Robbins is featured in the feminist history film She's Beautiful When She's Angry.

Personal life and death

In the late 1960s, Robbins ran an East Village clothing boutique called "Broccoli" and made clothes for Mama Cass, Donovan, David Crosby, and others. She wrote a memoir entitled Last Girl Standing, released in 2017 from Fantagraphics. Her partner was artist Steve Leialoha. Robbins died on April 10, 2024, at age 85.

Awards and recognition

Robbins was a Special Guest of the 1977 San Diego Comic-Con, when she was presented with an Inkpot Award. She won a Special Achievement Award from the San Diego Comic Con in 1989 for her work on Strip AIDS U.S.A., a benefit book that she co-edited with Bill Sienkiewicz and Robert Triptow.

She was the 1992 Guest of Honor of WisCon, the Wisconsin Science Fiction Convention.

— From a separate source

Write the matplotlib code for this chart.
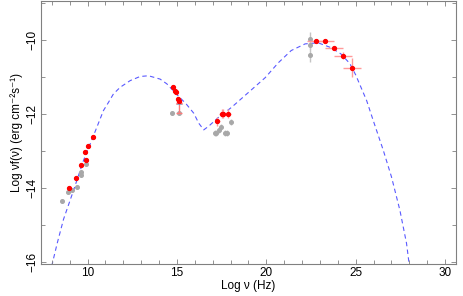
import matplotlib
matplotlib.use('Agg')
import matplotlib.pyplot as plt
from matplotlib.ticker import MultipleLocator

plt.rcParams['font.family'] = ['Liberation Sans', 'DejaVu Sans']

# model curve
model_x = [8.0, 8.3, 8.66, 9.22, 9.78, 10.34, 10.71, 10.89, 11.17, 11.45, 11.83, 12.39,
           12.94, 13.41, 14.06, 14.44, 14.94, 15.5, 15.94, 16.22, 16.5, 16.78, 17.33,
           18.06, 19.0, 19.94, 20.67, 21.39, 22.17, 22.89, 23.61, 24.17, 24.67, 25.0,
           25.61, 25.98, 26.54, 27.0, 27.47, 27.84, 28.0]
model_y = [-16.1, -15.5, -14.84, -14.06, -13.25, -12.58, -12.13, -11.91, -11.69, -11.46, -11.28, -11.10,
           -10.99, -10.97, -11.06, -11.19, -11.45, -11.72, -11.98, -12.25, -12.43, -12.33, -12.09,
           -11.82, -11.42, -11.02, -10.62, -10.29, -10.11, -10.08, -10.21, -10.38, -10.64, -10.95,
           -11.64, -12.18, -12.98, -13.7, -14.6, -15.49, -16.1]

# simultaneous data (red)
red_x = [8.94, 9.33, 9.65, 9.91, 9.87, 10.02, 10.30,
         14.80, 14.88, 14.93, 15.08, 15.14,
         17.26, 17.51, 17.60, 17.88,
         22.78, 23.28, 23.78, 24.30, 24.80]
red_y = [-13.99, -13.74, -13.37, -13.25, -13.02, -12.87, -12.61,
         -11.28, -11.38, -11.40, -11.59, -11.64,
         -12.20, -12.00, -12.00, -12.00,
         -10.03, -10.03, -10.21, -10.43, -10.75]
red_xerr = [0, 0, 0, 0, 0, 0, 0,
            0.05, 0.05, 0.05, 0.05, 0.05,
            0.15, 0.15, 0.15, 0.15,
            0.5, 0.5, 0.5, 0.5, 0.5]
red_yerr = [0.03, 0.03, 0.03, 0.03, 0.03, 0.03, 0.03,
            0.04, 0.04, 0.04, 0.04, 0.04,
            0.12, 0.12, 0.12, 0.12,
            0.03, 0.03, 0.05, 0.1, 0.25]

# lower limit
lim_x = [15.14]
lim_y = [-11.97]

# archival data (grey)
grey_x = [8.57, 8.90, 9.13, 9.41, 9.66, 9.66, 9.91,
          14.71, 15.14,
          17.15, 17.19, 17.38, 17.45, 17.69, 17.79, 18.01,
          22.45, 22.45, 22.45]
grey_y = [-14.35, -14.10, -14.06, -13.97, -13.58, -13.66, -13.36,
          -11.97, -11.98,
          -12.51, -12.51, -12.43, -12.36, -12.51, -12.51, -12.22,
          -9.98, -10.14, -10.41]
grey_yerr = [0.02, 0.02, 0.02, 0.02, 0.02, 0.02, 0.02,
             0.02, 0.02,
             0.08, 0.08, 0.08, 0.08, 0.08, 0.08, 0.08,
             0.2, 0.1, 0.2]

fig = plt.figure(figsize=(4.63, 2.96), dpi=100)
ax = fig.add_axes([0.0886, 0.108, 0.896, 0.889])

ax.plot(model_x, model_y, color='#5a5aff', lw=0.8, dashes=(4, 3), zorder=1)

ax.errorbar(grey_x, grey_y, yerr=grey_yerr, fmt='o', ms=2.6, color='#a8a8a8',
            ecolor='#c4c4c4', elinewidth=1.0, capsize=0, zorder=2)
ax.errorbar(red_x, red_y, xerr=red_xerr, yerr=red_yerr, fmt='o', ms=2.8, color='#ff0000',
            ecolor='#ff9a9a', elinewidth=1.0, capsize=0, zorder=3)
ax.errorbar(lim_x, lim_y, yerr=0.25, lolims=True, fmt='none', ecolor='#ff7a7a',
            elinewidth=1.0, capsize=2.5, zorder=3)

ax.set_xlim(7.4, 30.6)
ax.set_ylim(-16.05, -8.95)
ax.xaxis.set_major_locator(MultipleLocator(5))
ax.xaxis.set_minor_locator(MultipleLocator(1))
ax.yaxis.set_major_locator(MultipleLocator(2))
ax.yaxis.set_minor_locator(MultipleLocator(1))

for s in ax.spines.values():
    s.set_color('#808080')
    s.set_linewidth(0.8)
ax.tick_params(which='both', direction='in', top=True, right=True, color='#808080',
               width=0.6, labelsize=8.5, pad=2)
ax.tick_params(which='major', length=3.5)
ax.tick_params(which='minor', length=3)
ax.set_xticks([10, 15, 20, 25, 30])
ax.set_xticklabels(['10', '15', '20', '25', '30'])
yt = [-16, -14, -12, -10]
ax.set_yticks(yt)
ax.set_yticklabels(['\u2212' + str(-v) for v in yt], rotation=90, va='center')

ax.set_xlabel('Log \u03bd (Hz)', fontsize=8.5, labelpad=1)
ax.set_ylabel('Log \u03bdf(\u03bd) (erg cm\u207b\u00b2s\u207b\u00b9)', fontsize=8.5, labelpad=2)

fig.savefig('out.png', dpi=100)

Robbins was a three-time winner of the Lulu of the Year award — in 1997, for her book The Great Women Superheroes; in 2000 for her book From Girls to Grrrlz; and in 2001 (along with co-author Anne Timmons) for Go-Girl!. In 2001, Robbins was inaugurated into the Friends of Lulu Women Cartoonists Hall of Fame.

In 2002, Robbins was given the Special John Buscema Haxtur Award, a recognition for comics published in Spain.

In 2011, Robbins' artwork was exhibited as part of the Koffler Gallery show Graphic Details: Confessional Comics by Jewish Women.

In July 2013, during the San Diego Comic-Con, Robbins was one of six inductees into the Will Eisner Hall of Fame. The award was presented by Mad magazine cartoonist and Groo the Wanderer creator Sergio Aragonés. The other inductees were Lee Falk, Al Jaffee, Mort Meskin, Joe Sinnott, and Spain Rodriguez.

In a 2015 poll, Robbins was ranked #25 among the best female comics creators of all-time.

In 2017, Robbins was chosen for the Wizard World Hall of Legends.

ComicsAlliance listed Robbins as one of twelve women cartoonists deserving of lifetime achievement recognition.

Robbins' art and art from her collection of the work of women cartoonists was featured in the 2020 Society of Illustrators exhibit "Women in Comics: Looking Forward, Looking Back". It was later featured in the "Women in Comics" exhibit at the Palazzo Merulana in Rome, Italy.